The "boot" can also be more than a kick to the backside.  Although void of most of the trimmings and missing a couple of original elements, it's still possible to find major, West Bromwich guideposts.  One tiny little beacon (albeit a bit hidden by the non-standard battery cables and their routing) is the fuel pump breather hose protruding from the rear scuttle wall.


Comparing the official Rootes lubrication drawings helps put the placement of various components in better perspective.  Please don't expect to find these exact renderings in any of the normal sources, I've had a go at massaging them to suit my own display needs.

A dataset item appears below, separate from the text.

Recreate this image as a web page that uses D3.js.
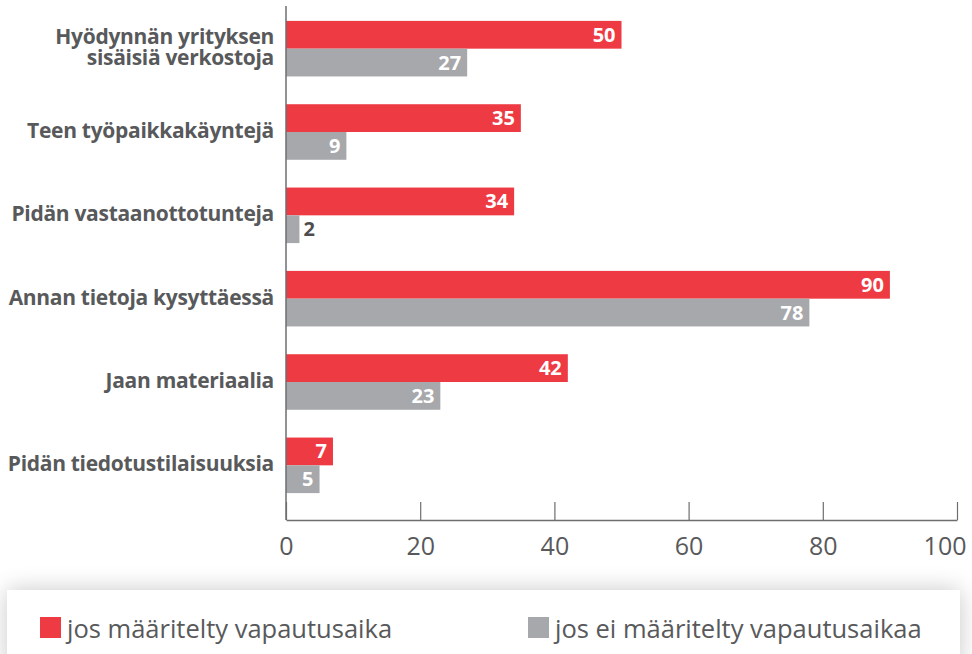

As a caution, I would advise, if you're on the hunt and want to be proactive in the search, send these pages to your printer for safekeeping.  With them, verifying most of the probable candidates you might encounter is a piece of cake.  If a deeper investigation is needed, your choices are several. At this stage of the collectors game, compromised identity is becoming a big negative.  For those willing to accept less than faultless credentials, the first stop should be running the numbers.  Even without ID elements, there are numbers.  Titles, registrations, license plates, transmissions, rear axles and lock barrels can all shed light on an otherwise mysterious character.  The "Registry" (TIROST) has "factory" data for nearly all 7,085 Tigers produced and I'm more than ready to help search for lost marque history.